Yani bir duygu koçu olarak, karşınıza böyle ketum bir danışan geldiği zaman hemen nereden başlayacağım diye paniklemeyin. Kafadan yakın insanlarla olan hikayelerini anlattırın. Daha birinci dakika dolmadan duygular kendini belli etmeye başlayacaktır. Bir danışanın ilişkileri karşısında rahat hissetmesini sağlamaya yönelik çaışmalara başlamanız ve biraz o alandan duygu boşaltmanız bile kişi hangi sorunla gelmiş olursa olsun belirgin bir rahatlama yaratacaktır.

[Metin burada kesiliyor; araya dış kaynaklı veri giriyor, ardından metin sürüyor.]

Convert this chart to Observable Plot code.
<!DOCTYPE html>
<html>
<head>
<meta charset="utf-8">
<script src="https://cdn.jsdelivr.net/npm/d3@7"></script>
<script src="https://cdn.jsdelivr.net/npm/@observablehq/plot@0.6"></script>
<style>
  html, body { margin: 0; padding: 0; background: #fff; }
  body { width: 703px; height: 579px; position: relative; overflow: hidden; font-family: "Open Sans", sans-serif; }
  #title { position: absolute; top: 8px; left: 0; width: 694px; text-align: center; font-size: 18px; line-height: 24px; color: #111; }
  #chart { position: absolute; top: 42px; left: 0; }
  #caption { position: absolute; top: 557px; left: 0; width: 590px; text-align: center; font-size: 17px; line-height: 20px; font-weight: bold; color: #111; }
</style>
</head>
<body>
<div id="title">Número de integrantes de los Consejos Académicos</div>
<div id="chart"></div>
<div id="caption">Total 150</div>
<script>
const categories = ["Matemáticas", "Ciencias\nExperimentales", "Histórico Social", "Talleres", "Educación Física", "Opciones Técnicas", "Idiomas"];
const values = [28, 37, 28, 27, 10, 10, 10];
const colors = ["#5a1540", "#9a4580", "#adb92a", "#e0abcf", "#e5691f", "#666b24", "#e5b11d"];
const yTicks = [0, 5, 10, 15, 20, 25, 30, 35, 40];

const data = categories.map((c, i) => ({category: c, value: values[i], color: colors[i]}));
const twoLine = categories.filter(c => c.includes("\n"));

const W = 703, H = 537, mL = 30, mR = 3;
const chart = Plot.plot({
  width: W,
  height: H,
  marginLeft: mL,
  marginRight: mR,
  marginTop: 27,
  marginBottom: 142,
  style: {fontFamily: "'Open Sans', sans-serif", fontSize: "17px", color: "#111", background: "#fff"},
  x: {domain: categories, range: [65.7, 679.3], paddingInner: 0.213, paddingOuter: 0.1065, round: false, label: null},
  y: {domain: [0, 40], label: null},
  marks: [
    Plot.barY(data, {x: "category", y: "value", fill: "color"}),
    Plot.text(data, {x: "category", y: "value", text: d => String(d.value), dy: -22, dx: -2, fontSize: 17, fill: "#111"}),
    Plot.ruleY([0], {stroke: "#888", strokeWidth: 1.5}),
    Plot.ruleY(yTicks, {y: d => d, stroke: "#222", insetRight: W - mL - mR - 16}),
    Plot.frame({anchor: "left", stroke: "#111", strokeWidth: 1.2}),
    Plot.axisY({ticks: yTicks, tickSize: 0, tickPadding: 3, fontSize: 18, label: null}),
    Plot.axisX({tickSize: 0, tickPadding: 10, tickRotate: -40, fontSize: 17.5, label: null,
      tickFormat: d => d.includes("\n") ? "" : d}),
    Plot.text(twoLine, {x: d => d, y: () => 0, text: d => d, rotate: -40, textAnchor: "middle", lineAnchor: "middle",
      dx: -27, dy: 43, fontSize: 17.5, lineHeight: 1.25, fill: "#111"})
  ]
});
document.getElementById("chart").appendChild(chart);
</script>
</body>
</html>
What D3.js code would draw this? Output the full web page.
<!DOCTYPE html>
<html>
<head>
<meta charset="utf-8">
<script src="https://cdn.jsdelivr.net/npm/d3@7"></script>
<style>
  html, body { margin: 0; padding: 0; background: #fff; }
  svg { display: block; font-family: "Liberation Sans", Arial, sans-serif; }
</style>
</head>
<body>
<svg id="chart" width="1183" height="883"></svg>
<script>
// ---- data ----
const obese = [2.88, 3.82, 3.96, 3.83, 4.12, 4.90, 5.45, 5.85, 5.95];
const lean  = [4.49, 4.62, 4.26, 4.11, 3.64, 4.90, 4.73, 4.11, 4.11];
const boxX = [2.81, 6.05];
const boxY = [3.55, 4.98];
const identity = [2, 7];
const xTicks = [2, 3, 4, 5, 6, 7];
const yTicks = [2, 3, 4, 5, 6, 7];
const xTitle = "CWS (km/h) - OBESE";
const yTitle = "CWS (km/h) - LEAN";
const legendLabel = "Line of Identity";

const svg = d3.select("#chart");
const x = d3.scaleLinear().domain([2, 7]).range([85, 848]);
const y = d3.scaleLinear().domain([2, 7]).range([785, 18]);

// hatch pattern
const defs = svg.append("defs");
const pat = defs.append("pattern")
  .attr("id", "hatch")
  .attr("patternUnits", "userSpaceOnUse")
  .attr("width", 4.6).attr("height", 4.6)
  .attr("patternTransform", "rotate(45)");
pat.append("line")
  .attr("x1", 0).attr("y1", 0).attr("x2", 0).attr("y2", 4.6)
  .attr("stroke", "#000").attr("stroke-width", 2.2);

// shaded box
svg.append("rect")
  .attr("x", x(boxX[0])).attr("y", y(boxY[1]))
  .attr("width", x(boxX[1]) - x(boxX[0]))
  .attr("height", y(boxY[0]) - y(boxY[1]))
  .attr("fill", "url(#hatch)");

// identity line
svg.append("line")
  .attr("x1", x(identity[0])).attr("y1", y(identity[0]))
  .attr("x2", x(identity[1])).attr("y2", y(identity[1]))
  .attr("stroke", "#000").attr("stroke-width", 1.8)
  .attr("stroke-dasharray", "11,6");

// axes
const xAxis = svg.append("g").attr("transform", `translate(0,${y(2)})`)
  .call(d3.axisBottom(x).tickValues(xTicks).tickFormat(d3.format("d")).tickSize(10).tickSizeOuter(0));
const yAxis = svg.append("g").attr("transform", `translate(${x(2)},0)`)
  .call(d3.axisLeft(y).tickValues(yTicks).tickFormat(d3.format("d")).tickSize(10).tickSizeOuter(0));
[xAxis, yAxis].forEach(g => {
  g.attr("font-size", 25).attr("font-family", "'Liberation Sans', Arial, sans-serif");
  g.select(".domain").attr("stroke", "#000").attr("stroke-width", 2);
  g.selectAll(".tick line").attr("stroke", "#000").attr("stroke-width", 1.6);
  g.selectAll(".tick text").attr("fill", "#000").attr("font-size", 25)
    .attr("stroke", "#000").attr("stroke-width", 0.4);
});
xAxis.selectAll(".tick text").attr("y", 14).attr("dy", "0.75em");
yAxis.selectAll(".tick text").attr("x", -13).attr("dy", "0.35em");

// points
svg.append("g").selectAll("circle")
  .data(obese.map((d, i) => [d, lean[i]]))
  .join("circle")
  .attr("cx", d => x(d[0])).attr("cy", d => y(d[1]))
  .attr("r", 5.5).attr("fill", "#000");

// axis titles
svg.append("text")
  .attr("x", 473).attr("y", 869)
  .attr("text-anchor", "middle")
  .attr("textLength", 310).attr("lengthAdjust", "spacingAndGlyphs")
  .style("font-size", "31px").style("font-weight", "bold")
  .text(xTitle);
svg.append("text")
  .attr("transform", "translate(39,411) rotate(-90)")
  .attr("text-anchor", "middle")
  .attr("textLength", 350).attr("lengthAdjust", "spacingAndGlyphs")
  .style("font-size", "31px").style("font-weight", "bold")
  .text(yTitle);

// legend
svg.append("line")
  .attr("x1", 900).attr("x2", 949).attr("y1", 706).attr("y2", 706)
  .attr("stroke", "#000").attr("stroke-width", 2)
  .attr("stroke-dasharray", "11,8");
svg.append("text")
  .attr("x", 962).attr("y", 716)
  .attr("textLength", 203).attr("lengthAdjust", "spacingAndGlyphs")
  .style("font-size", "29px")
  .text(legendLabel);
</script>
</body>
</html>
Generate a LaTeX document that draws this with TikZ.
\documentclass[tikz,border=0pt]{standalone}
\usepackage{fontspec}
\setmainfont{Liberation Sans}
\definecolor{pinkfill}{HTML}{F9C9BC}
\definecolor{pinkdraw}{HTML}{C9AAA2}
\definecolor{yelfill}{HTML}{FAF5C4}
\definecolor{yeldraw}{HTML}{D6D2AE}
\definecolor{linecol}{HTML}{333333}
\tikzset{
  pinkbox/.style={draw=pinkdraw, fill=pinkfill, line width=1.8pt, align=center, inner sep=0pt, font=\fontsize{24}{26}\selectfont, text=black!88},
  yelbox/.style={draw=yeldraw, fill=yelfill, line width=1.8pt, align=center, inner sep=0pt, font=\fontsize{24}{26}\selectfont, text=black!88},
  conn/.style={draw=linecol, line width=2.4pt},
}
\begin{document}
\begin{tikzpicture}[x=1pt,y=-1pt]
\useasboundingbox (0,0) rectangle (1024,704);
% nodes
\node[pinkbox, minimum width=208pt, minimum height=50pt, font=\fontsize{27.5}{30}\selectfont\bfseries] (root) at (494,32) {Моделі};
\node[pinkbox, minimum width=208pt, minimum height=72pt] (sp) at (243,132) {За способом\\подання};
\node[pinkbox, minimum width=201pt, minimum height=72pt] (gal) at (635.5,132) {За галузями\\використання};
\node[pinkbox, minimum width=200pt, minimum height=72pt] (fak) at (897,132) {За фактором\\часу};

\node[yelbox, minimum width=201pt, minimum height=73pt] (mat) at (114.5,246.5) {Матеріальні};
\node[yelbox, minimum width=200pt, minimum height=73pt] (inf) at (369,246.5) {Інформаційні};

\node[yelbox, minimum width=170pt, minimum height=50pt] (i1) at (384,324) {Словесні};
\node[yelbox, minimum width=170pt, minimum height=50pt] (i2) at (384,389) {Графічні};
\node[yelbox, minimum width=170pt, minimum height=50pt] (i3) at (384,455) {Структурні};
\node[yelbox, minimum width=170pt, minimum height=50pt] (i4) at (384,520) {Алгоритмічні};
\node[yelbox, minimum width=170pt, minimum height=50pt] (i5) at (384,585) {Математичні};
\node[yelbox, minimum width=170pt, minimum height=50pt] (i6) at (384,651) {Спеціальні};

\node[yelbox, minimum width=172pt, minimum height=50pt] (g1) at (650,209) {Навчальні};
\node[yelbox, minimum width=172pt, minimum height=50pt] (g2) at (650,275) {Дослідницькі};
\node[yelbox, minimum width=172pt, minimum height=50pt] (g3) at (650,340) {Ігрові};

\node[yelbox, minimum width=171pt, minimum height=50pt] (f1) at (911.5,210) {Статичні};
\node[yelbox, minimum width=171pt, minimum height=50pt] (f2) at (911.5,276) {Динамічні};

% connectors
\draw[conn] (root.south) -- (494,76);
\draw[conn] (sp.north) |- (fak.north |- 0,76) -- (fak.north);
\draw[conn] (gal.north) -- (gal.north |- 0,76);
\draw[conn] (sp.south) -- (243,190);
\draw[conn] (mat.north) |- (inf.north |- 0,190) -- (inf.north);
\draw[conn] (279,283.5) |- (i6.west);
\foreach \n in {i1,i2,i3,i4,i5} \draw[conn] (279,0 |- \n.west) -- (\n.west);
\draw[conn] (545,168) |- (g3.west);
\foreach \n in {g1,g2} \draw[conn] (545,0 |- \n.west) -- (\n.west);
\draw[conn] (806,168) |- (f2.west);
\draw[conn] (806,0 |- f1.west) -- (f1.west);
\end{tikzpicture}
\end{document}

Ancak farkındalık düzeyi düşük bir danışanla çalışıyorsanız biraz işiniz zor demektir. Farkındalık düzeyi düşük ne demektir? Yani kötü hissetmesine neden olanlar, onlardır. Kendisinin bir dahli yoktur. Bu kişilere onların davranışlarının sadece bir durum olduğunu, o bu durumlara bilinçaltı düzeyde bir anlam vermese kötü hissetmeyeceğini, o nedenle de esas yapılması gerekenin algı değişimi olduğunu, algıyı değiştirmek için de duygularla çalışılması gerektiğini anlatmakta gerçekten zorlanırsınız, zorlanacaksınız da. Aylarca bu işin içinde olan, bir çok kişisel gelişim çalışmasına katılmış olan deneyimli danışanların bile hala bir limitleri vardır. Sanki "tamam başkalarının davranışları karşısında kötü hissetmem gerekmiyor ama işte bu yaşadığım da öyle bir şey ki nasıl kötü hissetmemeyeyim" demelerini onaylar gibi davranabilirler.

Hele ortada bir bayanın erkeği tarafından aldatılma hikayesi varsa, o bayana "kötü hissetmene gerek var mı?" diye sorarken dilimizi ısırmakta yarar vardır. Öyle pat diye sorarsanız, ya kafanıza bir şey yersiniz, ya da o anda rapport kopar gider. ( Kadının bir erkeği aldattığı için bana bir erkek danışan geldi mi bugüne kadar emin değilim. Gelmişse de çok özel bir durum olmalı.)

İşte hastalıkların nedeni sosyolojiktir derken kastettiğim bu. İnsan olmadan biriken duygu olmaz. İlişkiler olmadan duygu birikmez. Doğal olaylarda duygu birikmez. Bazı kişiler depremden sonra panik atak hastası olurlar. Benim ilk çalıştığım vakada da durum böyleydi. Ama o devenin kıh ettiği yerdir. (Bunun ne anlama geldiğini anlamak için eski geçmişin hipnozu kitabına bakabilirsiniz.) Daha önce anne baba ile ilgili birikmiş olaylar o deprem sırasında yaşanan benzer ama gerçek duygular yüzünden titreşmiştir. İlerde bahsedeceğim gibi, bu tip fobilerde bilinçaltı o anda titreşen duyguların açığa çıkmaması için, bu duyguları titreşen o ortamdan uzak durmaya gayret eder. O durum aklına gelmesi bile panik atağın titremesine sebep olur.

Peki bir suçlu sıralaması yapabilir miyiz?

Kesinlikle evet. Her zaman en baş suçlu annedir. Daha sonra baba gelir. 3. Sırayı ise sevgili ya da eşler alır. Daha sonra ancak kardeşlere ve yakın akrabalara sıra gelir. İş ya da günlük arkadaşlar ise çok nadiren başrol oynarlar.